The mysteries of Taiwanese LPs

 Graham McDonald

A recent acquisition in the recorded sound section of NFSA included a curious copy of a Seekers LP from the late 1960s. Come the Day (Columbia SCXM.6093) reached number seven on the album charts in Australia, and included Georgy Girl, a number one hit, which stayed on the charts for 33 weeks in 1967.

The copy that arrived here is a Taiwanese release, on the First Record label, and definitely aroused our interest. Taiwanese releases of popular LPs from the 1960s and 1970s are fairly common, often made from translucent coloured vinyl (though this one is made from the standard black plastic). We have not been able to work out if they are authorised releases or pirated for the Chinese and tourist markets. The covers are usually washed out photographic reproductions, simply printed on paper and covered inside and out with a thin plastic sleeve, rather than the heavier card outer cover and separate inner sleeve of Australian or American pressings.

What really aroused our curiosity was the matrix number. This is a combination of letters and numbers scratched into the master disc from which the metal pressing stampers are made, to actually press the record from a blob of soft, hot vinyl. These were used by the record pressing plant to identify the master disc and have nothing to do with the label or catalogue number of the finished record. Interestingly, the matrix number of this Taiwanese pressing is the same as the Australian release, and we have been trying to work out an explanation for this. It could be that this was an authorised release on First Records, although there is no acknowledgement of Columbia Records that is obvious, and it was pressed from a master supplied by Columbia. Alternatively a new pirate master was made from an existing vinyl disc, which would include the original matrix number.

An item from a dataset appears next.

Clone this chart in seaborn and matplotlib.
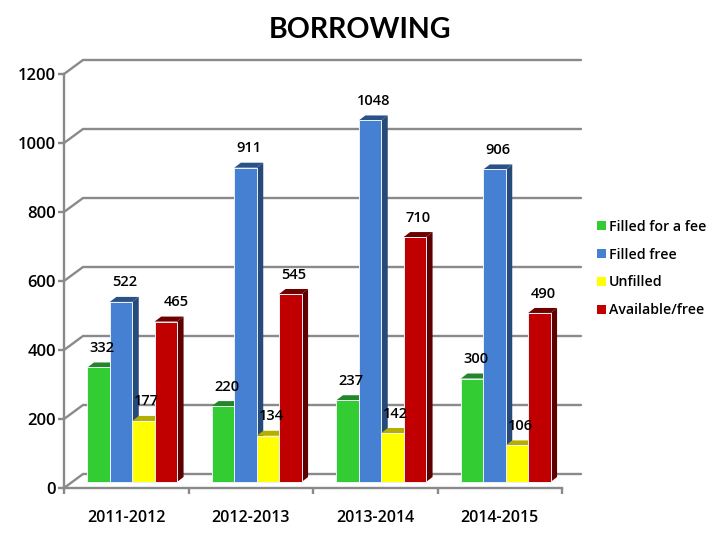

One of the charming aspects of the disc is the inclusion of the words of both Georgy Girl and Yesterday on the back cover, wonderfully mis-translated. The first two lines of Georgy Girl are:

"Hey there Georgy girl swinging down the street so fauncy green
Nobody you meet foweven see the lone livess there In side you"

We would be delighted if anybody out there can shed some light on the story of Taiwanese records of this period.